Cien años de perdón a simple vista podría parecer un thriller de atracos más pero, al igual que ocurre con Plan Oculto (2006) de Spike Lee, nada es lo que parece. El robo del banco por parte de los argentinos y el gallego es solo una excusa argumental para hacer un repaso de nuestra historia política más reciente; hay referencias y guiños al fraude de los bancos, a los famosos discos duros, al asunto del pequeño Nicolás y el CNI o a la corrupción de Valencia. De hecho, irónicamente, es en un ficticio banco de Valencia donde se desarrolla la mayor parte de la trama.
En el aspecto formal, la película tiene una factura técnica digna del mejor cine americano. El film de Daniel Calparsoro logra crear una atmósfera oscura, turbia y lluviosa que retrata a Valencia, cuna de la corrupción, como una cloaca política inundada. Se trata de la película de Calparsoro con la intriga más hitchcockiana, en la que la acción se desarrolla casi en su totalidad en un único escenario, gracias al guionista Jorge Guerricaechevarría (habitual de las películas de Alex De La Iglesia), experto en situar sus tramas en ambientes claustrofóbicos, que firma un libreto de suspense que no olvida la sátira política, social y el humor negro. Es precisamente el guion lo que no termina de funcionar; la película tiene un fuerte arranque con una irrupción de los atracadores modélica pero una vez que conocemos la verdadera motivación del atraco ya no hay sorpresas ni giros, todo se vuelve demasiado esquemático y previsible y la tensión del inicio se pierde hasta llegar a un final precipitado y anticlimático. La trama política trata temas muy turbios pero no profundiza en ellos, no arriesga, por lo que no sorprende al espectador español, que ve los escándalos políticos como algo cotidiano. El humor, presente en las relaciones que se establecen entre los atracadores y los rehenes, no acaba de funcionar, y el uso reiterado de tacos (¿alguién ha contado cuántas veces dicen «la concha de tu madre»?) acaba por agotar. No todo es malo, Guerricaechevarría plantea al espectador un reto, debe posicionarse hacia el lado de los ladrones o hacia el de los políticos en una película en la que no hay héroes ni villanos, en la que no se sabe quién roba a quién. El espectador debe someter los actos de los personaje a un juicio moral y sacar sus propias conclusiones.

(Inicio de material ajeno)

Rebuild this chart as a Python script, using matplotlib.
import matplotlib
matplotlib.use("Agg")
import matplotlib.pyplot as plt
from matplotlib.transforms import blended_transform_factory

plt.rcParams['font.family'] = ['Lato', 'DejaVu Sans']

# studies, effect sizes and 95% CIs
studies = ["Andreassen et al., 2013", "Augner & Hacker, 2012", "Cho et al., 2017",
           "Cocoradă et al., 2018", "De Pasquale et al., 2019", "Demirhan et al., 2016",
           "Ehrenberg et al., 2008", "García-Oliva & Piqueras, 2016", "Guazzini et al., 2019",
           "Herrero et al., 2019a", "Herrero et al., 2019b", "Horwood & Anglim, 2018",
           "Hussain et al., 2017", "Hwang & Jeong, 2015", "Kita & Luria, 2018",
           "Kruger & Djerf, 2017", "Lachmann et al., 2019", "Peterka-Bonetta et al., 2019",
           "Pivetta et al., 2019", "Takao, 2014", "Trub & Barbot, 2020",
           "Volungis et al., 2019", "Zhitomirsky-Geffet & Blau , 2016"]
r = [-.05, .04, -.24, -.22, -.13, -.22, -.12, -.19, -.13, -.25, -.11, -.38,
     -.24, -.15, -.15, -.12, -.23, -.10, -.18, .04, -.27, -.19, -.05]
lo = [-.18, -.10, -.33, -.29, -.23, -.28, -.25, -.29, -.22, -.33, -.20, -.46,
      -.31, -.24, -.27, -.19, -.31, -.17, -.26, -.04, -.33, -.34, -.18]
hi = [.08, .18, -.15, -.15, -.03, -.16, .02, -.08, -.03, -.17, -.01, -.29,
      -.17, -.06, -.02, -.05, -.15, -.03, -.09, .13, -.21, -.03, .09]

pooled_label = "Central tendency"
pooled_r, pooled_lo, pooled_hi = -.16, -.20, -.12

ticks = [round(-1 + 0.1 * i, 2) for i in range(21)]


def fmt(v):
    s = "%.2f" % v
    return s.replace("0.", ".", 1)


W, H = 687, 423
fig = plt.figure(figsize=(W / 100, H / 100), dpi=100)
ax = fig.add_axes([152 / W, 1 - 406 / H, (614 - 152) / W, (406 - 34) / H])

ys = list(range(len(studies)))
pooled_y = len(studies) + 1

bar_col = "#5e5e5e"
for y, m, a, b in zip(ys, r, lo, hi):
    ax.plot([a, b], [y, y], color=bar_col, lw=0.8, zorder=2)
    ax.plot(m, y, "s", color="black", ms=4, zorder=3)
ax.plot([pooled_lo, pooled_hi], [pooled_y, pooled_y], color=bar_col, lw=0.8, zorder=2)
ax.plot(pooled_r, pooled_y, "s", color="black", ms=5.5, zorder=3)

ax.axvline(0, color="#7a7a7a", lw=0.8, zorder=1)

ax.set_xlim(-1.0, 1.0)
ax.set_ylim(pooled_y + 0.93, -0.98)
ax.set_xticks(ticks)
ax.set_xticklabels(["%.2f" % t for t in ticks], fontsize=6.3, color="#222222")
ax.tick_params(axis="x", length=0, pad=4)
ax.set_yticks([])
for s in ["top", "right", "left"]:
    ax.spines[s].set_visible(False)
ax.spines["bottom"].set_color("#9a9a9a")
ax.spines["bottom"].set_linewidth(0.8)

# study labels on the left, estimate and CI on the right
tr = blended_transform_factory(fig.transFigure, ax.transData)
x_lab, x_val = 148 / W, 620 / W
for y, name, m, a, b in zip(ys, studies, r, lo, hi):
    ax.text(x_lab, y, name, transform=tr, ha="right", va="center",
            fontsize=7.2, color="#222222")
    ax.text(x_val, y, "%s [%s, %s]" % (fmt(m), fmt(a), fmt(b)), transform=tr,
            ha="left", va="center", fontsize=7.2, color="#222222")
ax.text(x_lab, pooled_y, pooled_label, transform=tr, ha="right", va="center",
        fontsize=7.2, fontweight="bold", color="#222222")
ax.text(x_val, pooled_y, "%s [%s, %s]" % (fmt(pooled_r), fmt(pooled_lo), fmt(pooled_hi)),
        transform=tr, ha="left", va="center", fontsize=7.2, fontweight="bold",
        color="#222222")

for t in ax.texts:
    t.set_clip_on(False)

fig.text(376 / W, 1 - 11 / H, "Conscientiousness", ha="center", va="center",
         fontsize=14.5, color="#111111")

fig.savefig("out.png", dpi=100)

El verdadero logro de la película es el atracador conocido como «El uruguayo», interpretado por Rodrigo de la Serna; un actor insólito que consigue plantar cara al mismísimo Luis Tosar con un personaje a caballo entre el Alex DeLarge de La Naranja Mecánica y el Joker de Heath Ledger. Muy difícil lo tiene para no llevarse el Goya a mejor actor el próximo año.

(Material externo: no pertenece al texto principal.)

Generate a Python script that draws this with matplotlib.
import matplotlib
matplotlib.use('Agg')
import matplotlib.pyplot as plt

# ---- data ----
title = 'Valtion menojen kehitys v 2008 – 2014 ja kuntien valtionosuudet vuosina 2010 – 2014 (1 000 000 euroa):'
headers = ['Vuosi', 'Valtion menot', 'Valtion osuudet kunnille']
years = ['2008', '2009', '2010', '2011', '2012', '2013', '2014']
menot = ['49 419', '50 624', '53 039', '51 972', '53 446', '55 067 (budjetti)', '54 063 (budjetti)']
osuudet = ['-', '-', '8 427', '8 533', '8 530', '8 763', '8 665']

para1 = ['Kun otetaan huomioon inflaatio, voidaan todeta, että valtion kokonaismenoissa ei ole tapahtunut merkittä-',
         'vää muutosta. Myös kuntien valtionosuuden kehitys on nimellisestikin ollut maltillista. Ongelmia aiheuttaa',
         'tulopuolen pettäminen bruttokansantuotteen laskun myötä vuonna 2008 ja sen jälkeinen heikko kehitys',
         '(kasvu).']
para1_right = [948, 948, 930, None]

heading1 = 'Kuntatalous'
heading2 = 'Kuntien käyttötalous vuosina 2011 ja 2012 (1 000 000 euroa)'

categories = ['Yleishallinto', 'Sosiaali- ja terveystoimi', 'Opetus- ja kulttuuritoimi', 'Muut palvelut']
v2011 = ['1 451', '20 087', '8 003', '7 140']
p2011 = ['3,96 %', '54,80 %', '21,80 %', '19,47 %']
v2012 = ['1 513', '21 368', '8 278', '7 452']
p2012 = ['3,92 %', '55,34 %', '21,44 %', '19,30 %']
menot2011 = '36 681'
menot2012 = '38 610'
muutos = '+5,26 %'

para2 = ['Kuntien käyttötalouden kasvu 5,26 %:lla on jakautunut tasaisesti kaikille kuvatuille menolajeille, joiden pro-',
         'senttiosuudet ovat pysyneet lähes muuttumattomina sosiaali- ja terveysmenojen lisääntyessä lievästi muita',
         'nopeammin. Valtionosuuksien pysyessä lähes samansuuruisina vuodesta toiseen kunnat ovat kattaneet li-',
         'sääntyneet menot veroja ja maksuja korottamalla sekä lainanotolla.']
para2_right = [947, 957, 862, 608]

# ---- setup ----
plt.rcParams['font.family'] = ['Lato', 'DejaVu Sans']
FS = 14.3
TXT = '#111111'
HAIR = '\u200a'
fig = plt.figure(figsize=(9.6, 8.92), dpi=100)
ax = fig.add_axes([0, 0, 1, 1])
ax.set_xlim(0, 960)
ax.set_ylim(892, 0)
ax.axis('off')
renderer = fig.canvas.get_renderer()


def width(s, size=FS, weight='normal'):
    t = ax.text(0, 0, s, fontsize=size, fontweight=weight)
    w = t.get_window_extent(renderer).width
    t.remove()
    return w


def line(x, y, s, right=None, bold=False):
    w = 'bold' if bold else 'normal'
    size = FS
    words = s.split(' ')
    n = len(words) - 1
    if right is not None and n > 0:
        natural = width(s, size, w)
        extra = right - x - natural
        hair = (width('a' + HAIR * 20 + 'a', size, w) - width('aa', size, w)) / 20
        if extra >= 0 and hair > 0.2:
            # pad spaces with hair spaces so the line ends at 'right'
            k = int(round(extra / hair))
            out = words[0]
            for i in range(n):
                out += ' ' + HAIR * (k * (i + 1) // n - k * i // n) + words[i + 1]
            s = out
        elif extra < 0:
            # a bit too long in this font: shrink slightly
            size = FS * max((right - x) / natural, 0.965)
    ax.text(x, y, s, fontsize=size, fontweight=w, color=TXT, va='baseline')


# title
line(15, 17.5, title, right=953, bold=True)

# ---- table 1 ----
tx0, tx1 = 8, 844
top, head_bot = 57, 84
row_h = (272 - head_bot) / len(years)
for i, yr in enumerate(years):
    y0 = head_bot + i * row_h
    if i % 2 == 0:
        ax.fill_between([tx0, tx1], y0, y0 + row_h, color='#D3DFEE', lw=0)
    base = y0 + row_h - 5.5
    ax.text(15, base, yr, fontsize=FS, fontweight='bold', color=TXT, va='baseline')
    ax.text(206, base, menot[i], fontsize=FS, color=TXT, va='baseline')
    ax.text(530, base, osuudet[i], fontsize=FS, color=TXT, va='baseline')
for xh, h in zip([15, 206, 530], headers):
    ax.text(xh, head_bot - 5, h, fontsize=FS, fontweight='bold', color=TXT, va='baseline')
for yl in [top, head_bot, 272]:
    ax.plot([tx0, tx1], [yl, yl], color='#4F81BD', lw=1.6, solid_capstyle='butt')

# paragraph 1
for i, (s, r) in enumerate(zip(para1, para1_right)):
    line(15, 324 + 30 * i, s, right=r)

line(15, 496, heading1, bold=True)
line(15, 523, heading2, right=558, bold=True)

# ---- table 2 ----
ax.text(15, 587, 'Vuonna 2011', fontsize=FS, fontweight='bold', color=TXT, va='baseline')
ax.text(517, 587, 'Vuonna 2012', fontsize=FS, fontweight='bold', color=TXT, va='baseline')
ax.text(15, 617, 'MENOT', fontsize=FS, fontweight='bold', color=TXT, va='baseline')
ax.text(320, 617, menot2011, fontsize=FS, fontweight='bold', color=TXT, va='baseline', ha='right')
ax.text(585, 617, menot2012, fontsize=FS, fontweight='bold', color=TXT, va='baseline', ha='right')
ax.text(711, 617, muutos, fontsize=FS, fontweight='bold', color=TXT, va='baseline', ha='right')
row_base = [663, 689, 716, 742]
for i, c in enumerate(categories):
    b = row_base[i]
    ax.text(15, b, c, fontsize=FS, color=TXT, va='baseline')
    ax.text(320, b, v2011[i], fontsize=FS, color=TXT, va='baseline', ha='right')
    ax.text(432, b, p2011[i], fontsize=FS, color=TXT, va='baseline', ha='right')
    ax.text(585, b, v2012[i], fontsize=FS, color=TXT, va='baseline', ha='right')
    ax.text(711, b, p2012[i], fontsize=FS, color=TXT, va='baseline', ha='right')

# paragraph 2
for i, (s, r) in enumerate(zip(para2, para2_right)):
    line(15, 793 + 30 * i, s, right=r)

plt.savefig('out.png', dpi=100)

Cien años de perdón es un nuevo ejercicio satisfactorio de cine de género en España; un thriller de acción con tintes políticos y sociales con un acabado técnico y unas interpretaciones soberbias. Es verdaderamente preocupante que lo que menos sorprenda al espectador sea el guión y su trama política, porque como la situación siga así la realidad política española será más propia de una película de ciencia ficción. Definitivamente, de los cien años de perdón, los políticos no se merecen ni un minuto.